- Druinsky, Alex;
- Ghysels, Pieter;
- Li, Xiaoye S;
- Marques, Osni;
- Williams, Samuel;
- Barker, Andrew;
- Kalchev, Delyan;
- Vassilevski, Panayot
- Editor(s): Wyrzykowski, Roman;
- Deelman, Ewa;
- Dongarra, Jack J;
- Karczewski, Konrad;
- Kitowski, Jacek;
- Wiatr, Kazimierz
We study the performance of a two-level algebraic-multigrid algorithm, with a focus on the impact of the coarse-grid solver on performance. We consider two algorithms for solving the coarse-space systems: the preconditioned conjugate gradient method and a new robust HSS-embedded low-rank sparse-factorization algorithm. Our test data comes from the SPE Comparative Solution Project for oil-reservoir simulations.

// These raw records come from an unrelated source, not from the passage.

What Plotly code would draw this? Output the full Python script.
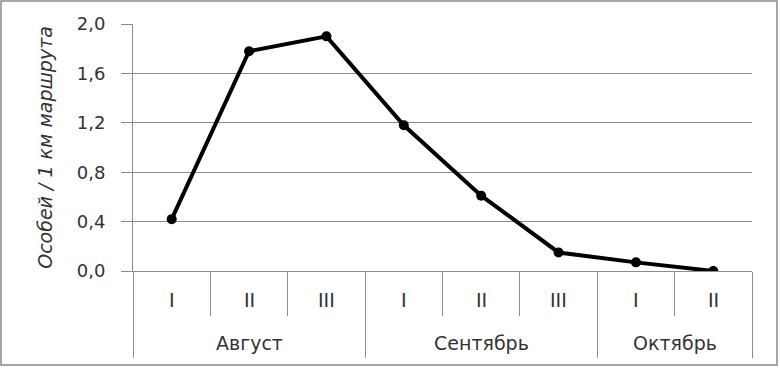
import plotly.graph_objects as go

months = ["Август", "Сентябрь", "Октябрь"]
decades = ["I", "II", "III", "I", "II", "III", "I", "II"]
month_of_point = ["Август", "Август", "Август", "Сентябрь", "Сентябрь", "Сентябрь", "Октябрь", "Октябрь"]
values = [0.42, 1.78, 1.90, 1.18, 0.61, 0.15, 0.07, 0.0]
y_ticks = [0.0, 0.4, 0.8, 1.2, 1.6, 2.0]

W, H = 780, 369
ML, MR, MT, MB = 133, 28, 24, 98
PW, PH = W - ML - MR, H - MT - MB

FONT = "DejaVu Sans"
GRID = "#8c8c8c"
TXT = "#333333"

xs = list(range(len(values)))

# boundaries
decade_bounds = [i + 0.5 for i in range(len(values) - 1)]
month_bounds = [-0.5]
for i in range(1, len(values)):
    if month_of_point[i] != month_of_point[i - 1]:
        month_bounds.append(i - 0.5)
month_bounds.append(len(values) - 0.5)

fig = go.Figure()
fig.add_trace(go.Scatter(
    x=xs, y=values, mode="lines+markers",
    line=dict(color="black", width=4),
    marker=dict(color="black", size=10),
    showlegend=False, hoverinfo="skip",
))

annotations = []
for i, d in enumerate(decades):
    annotations.append(dict(x=i, y=0, xref="x", yref="paper", text=d, showarrow=False,
                            yanchor="middle", yshift=-29,
                            font=dict(family=FONT, size=19, color=TXT)))
for m in months:
    idx = [i for i, mm in enumerate(month_of_point) if mm == m]
    cx = (idx[0] + idx[-1]) / 2
    annotations.append(dict(x=cx, y=0, xref="x", yref="paper", text=m, showarrow=False,
                            yanchor="middle", yshift=-72,
                            font=dict(family=FONT, size=19, color=TXT)))

fig.update_layout(
    width=W, height=H,
    margin=dict(l=ML, r=MR, t=MT, b=MB, pad=0),
    paper_bgcolor="white", plot_bgcolor="white",
    separators=", ",
    annotations=annotations,
    shapes=[dict(type="rect", xref="paper", yref="paper",
                 x0=(1 - ML) / PW, x1=(W - 3 - ML) / PW,
                 y0=(MT + PH - (H - 4)) / PH, y1=(MT + PH - 1) / PH,
                 line=dict(color="#8a8a8a", width=1.5), layer="below")],
    xaxis=dict(
        range=[-0.5, len(values) - 0.5],
        tickmode="array", tickvals=month_bounds, showticklabels=False,
        ticks="outside", ticklen=86, tickwidth=1, tickcolor=GRID,
        minor=dict(tickmode="array", tickvals=decade_bounds, ticks="outside",
                   ticklen=44, tickwidth=1, tickcolor=GRID, showgrid=False),
        showgrid=False, zeroline=False,
        showline=True, linecolor=GRID, linewidth=1,
    ),
    yaxis=dict(
        range=[0, 2.0], tickmode="array", tickvals=y_ticks, tickformat=".1f",
        ticks="outside", ticklen=11, tickcolor=GRID, tickwidth=1,
        showgrid=True, gridcolor=GRID, gridwidth=1, zeroline=False,
        showline=True, linecolor=GRID, linewidth=1,
        ticklabelstandoff=12,
        tickfont=dict(family=FONT, size=18, color=TXT),
        title=dict(text="<i>Особей / 1 км маршрута</i>", standoff=19,
                   font=dict(family=FONT, size=19, color=TXT)),
    ),
)

fig.write_html("out.html", config={"displayModeBar": False},
               post_script="document.body.style.margin='0';document.body.style.overflow='hidden';")
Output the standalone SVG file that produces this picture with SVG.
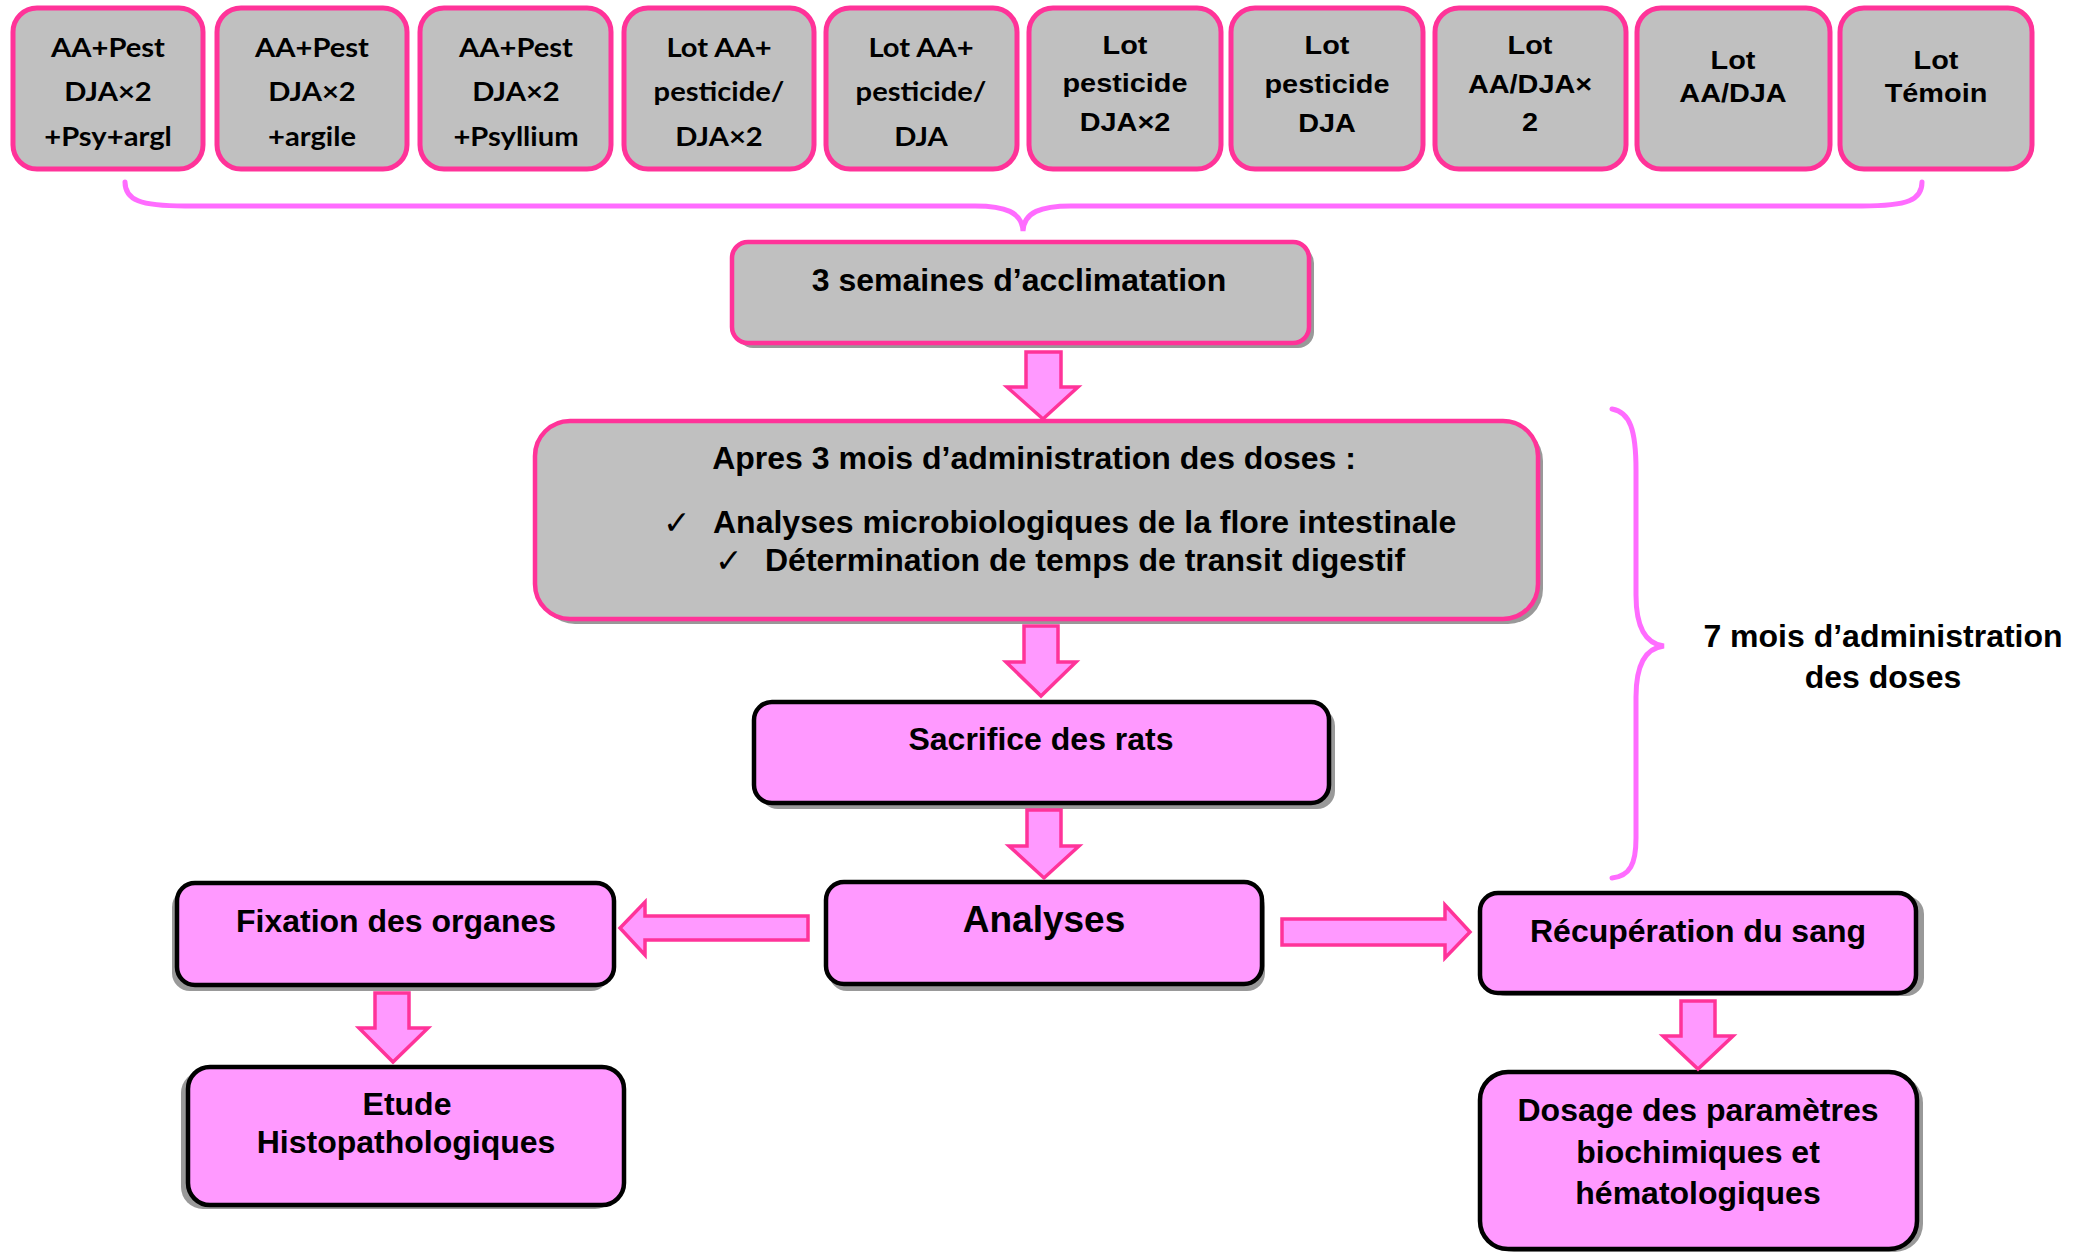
<svg xmlns="http://www.w3.org/2000/svg" width="2085" height="1254" viewBox="0 0 2085 1254">
<style>
.bg{fill:#ffffff}
.lot{fill:#C0C0C0;stroke:#FF3399;stroke-width:5}
.grey{fill:#C0C0C0;stroke:#FF3399;stroke-width:4.5}
.pink{fill:#FF99FF;stroke:#000000;stroke-width:4.5}
.shadow{fill:#999999}
.arrow{fill:#FF99FF;stroke:#FF3399;stroke-width:3.5;stroke-linejoin:miter}
.brace{fill:none;stroke:#FF6CFF;stroke-width:5;stroke-linecap:round}
.cal{font-family:Lato,"Open Sans","Liberation Sans",sans-serif;font-weight:bold;font-size:26.5px;text-anchor:middle;fill:#000}
.ari{font-family:"Liberation Sans",Arial,sans-serif;font-weight:bold;font-size:26px;text-anchor:middle;fill:#000}
.lbl{font-family:"Liberation Sans",Arial,sans-serif;font-weight:bold;font-size:32px;text-anchor:middle;fill:#000}
.lft{font-family:"Liberation Sans",Arial,sans-serif;font-weight:bold;font-size:32px;fill:#000}
.chk{font-family:"DejaVu Sans",sans-serif;font-size:33px;fill:#000}
</style>
<rect class="bg" x="0" y="0" width="2085" height="1254"/>

<g id="lot1">
<rect class="lot" x="13" y="8" width="190" height="161" rx="24"/>
<g transform="matrix(1.1 0 0 1 108 0)"><text class="cal" x="0" y="57">AA+Pest</text><text class="cal" x="0" y="101">DJA×2</text><text class="cal" x="0" y="146">+Psy+argl</text></g>
</g>
<g id="lot2">
<rect class="lot" x="217" y="8" width="190" height="161" rx="24"/>
<g transform="matrix(1.1 0 0 1 312 0)"><text class="cal" x="0" y="57">AA+Pest</text><text class="cal" x="0" y="101">DJA×2</text><text class="cal" x="0" y="146">+argile</text></g>
</g>
<g id="lot3">
<rect class="lot" x="420" y="8" width="191" height="161" rx="24"/>
<g transform="matrix(1.1 0 0 1 516 0)"><text class="cal" x="0" y="57">AA+Pest</text><text class="cal" x="0" y="101">DJA×2</text><text class="cal" x="0" y="146">+Psyllium</text></g>
</g>
<g id="lot4">
<rect class="lot" x="624" y="8" width="190" height="161" rx="24"/>
<g transform="matrix(1.1 0 0 1 719 0)"><text class="cal" x="0" y="57">Lot AA+</text><text class="cal" x="0" y="101">pesticide/</text><text class="cal" x="0" y="146">DJA×2</text></g>
</g>
<g id="lot5">
<rect class="lot" x="826" y="8" width="191" height="161" rx="24"/>
<g transform="matrix(1.1 0 0 1 921 0)"><text class="cal" x="0" y="57">Lot AA+</text><text class="cal" x="0" y="101">pesticide/</text><text class="cal" x="0" y="146">DJA</text></g>
</g>
<g id="lot6">
<rect class="lot" x="1029" y="8" width="192" height="161" rx="24"/>
<g transform="matrix(1.11 0 0 1 1125 0)"><text class="ari" x="0" y="54">Lot</text><text class="ari" x="0" y="92">pesticide</text><text class="ari" x="0" y="131">DJA×2</text></g>
</g>
<g id="lot7">
<rect class="lot" x="1231" y="8" width="192" height="161" rx="24"/>
<g transform="matrix(1.11 0 0 1 1327 0)"><text class="ari" x="0" y="54">Lot</text><text class="ari" x="0" y="93">pesticide</text><text class="ari" x="0" y="132">DJA</text></g>
</g>
<g id="lot8">
<rect class="lot" x="1435" y="8" width="191" height="161" rx="24"/>
<g transform="matrix(1.11 0 0 1 1530 0)"><text class="ari" x="0" y="54">Lot</text><text class="ari" x="0" y="93">AA/DJA×</text><text class="ari" x="0" y="131">2</text></g>
</g>
<g id="lot9">
<rect class="lot" x="1637" y="8" width="193" height="161" rx="24"/>
<g transform="matrix(1.11 0 0 1 1733 0)"><text class="ari" x="0" y="69">Lot</text><text class="ari" x="0" y="102">AA/DJA</text></g>
</g>
<g id="lot10">
<rect class="lot" x="1840" y="8" width="192" height="161" rx="24"/>
<g transform="matrix(1.11 0 0 1 1936 0)"><text class="ari" x="0" y="69">Lot</text><text class="ari" x="0" y="102">Témoin</text></g>
</g>

<g id="acclimatation">
<rect class="shadow" x="737" y="247" width="577" height="101" rx="16"/>
<rect class="grey" x="732" y="242" width="577" height="101" rx="16"/>
<text class="lbl" x="1019" y="291">3 semaines d’acclimatation</text>
</g>

<g id="apres">
<rect class="shadow" x="540" y="426" width="1003" height="198" rx="35"/>
<rect class="grey" x="535" y="421" width="1003" height="198" rx="35"/>
<text class="lbl" x="1034" y="469">Apres 3 mois d’administration des doses :</text>
<text class="chk" x="663" y="534">✓</text>
<text class="lft" x="713" y="533">Analyses microbiologiques de la flore intestinale</text>
<text class="chk" x="715" y="572">✓</text>
<text class="lft" x="765" y="571">Détermination de temps de transit digestif</text>
</g>

<g id="sacrifice">
<rect class="shadow" x="760" y="708" width="575" height="101" rx="18"/>
<rect class="pink" x="754" y="702" width="575" height="101" rx="18"/>
<text class="lbl" x="1041" y="750">Sacrifice des rats</text>
</g>

<g id="analyses">
<rect class="shadow" x="829" y="889" width="436" height="102" rx="18"/>
<rect class="pink" x="826" y="882" width="436" height="102" rx="18"/>
<text class="lbl" x="1044" y="932" style="font-size:37px">Analyses</text>
</g>

<g id="fixation">
<rect class="shadow" x="172" y="889" width="437" height="102" rx="18"/>
<rect class="pink" x="177" y="883" width="437" height="102" rx="18"/>
<text class="lbl" x="396" y="932">Fixation des organes</text>
</g>

<g id="etude">
<rect class="shadow" x="181" y="1071" width="436" height="138" rx="22"/>
<rect class="pink" x="188" y="1067" width="436" height="138" rx="22"/>
<text class="lbl" x="407" y="1115">Etude</text>
<text class="lbl" x="406" y="1153">Histopathologiques</text>
</g>

<g id="recuperation">
<rect class="shadow" x="1488" y="896" width="436" height="100" rx="18"/>
<rect class="pink" x="1480" y="893" width="436" height="100" rx="18"/>
<text class="lbl" x="1698" y="942">Récupération du sang</text>
</g>

<g id="dosage">
<rect class="shadow" x="1486" y="1075" width="437" height="177" rx="28"/>
<rect class="pink" x="1480" y="1072" width="437" height="177" rx="28"/>
<text class="lbl" x="1698" y="1121">Dosage des paramètres</text>
<text class="lbl" x="1698" y="1163">biochimiques et</text>
<text class="lbl" x="1698" y="1204">hématologiques</text>
</g>

<g id="label-7mois">
<text class="lbl" x="1883" y="647">7 mois d’administration</text>
<text class="lbl" x="1883" y="688">des doses</text>
</g>

<g id="connectors">
<path class="brace" d="M125 182 C125 200 140 206 185 206 L975 206 C1005 206 1022 212 1023 231 C1024 212 1041 206 1071 206 L1862 206 C1908 206 1922 200 1922 182"/>
<path class="brace" d="M1612 409 C1630 412 1636 430 1636 470 L1636 595 C1636 628 1646 644 1664 646 C1646 648 1636 664 1636 697 L1636 838 C1636 864 1630 876 1612 878"/>
<polygon class="arrow" points="1026,352 1061,352 1061,387 1078,387 1043,419 1007,387 1026,387"/>
<polygon class="arrow" points="1024,626 1058,626 1058,662 1076,662 1041,696 1006,662 1024,662"/>
<polygon class="arrow" points="1027,810 1061,810 1061,846 1079,846 1044,878 1009,846 1027,846"/>
<polygon class="arrow" points="808,916 808,940 645,940 645,955 620,928 645,902 645,916"/>
<polygon class="arrow" points="1282,919 1445,919 1445,905 1470,932 1445,958 1445,945 1282,945"/>
<polygon class="arrow" points="375,993 409,993 409,1028 428,1028 393,1062 359,1028 375,1028"/>
<polygon class="arrow" points="1681,1001 1715,1001 1715,1036 1733,1036 1698,1069 1663,1036 1681,1036"/>
</g>
</svg>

We contrast the performance of our code on one 12-core socket of a Cray XC30 machine with performance on a 60-core Intel Xeon Phi coprocessor. To obtain top performance, we optimized the code to take full advantage of fine-grained parallelism and made it thread-friendly for high thread count. We also developed a bounds-and-bottlenecks performance model of the solver which we used to guide us through the optimization effort, and also carried out performance tuning in the solver’s large parameter space. As a result, significant speedups were obtained on both machines.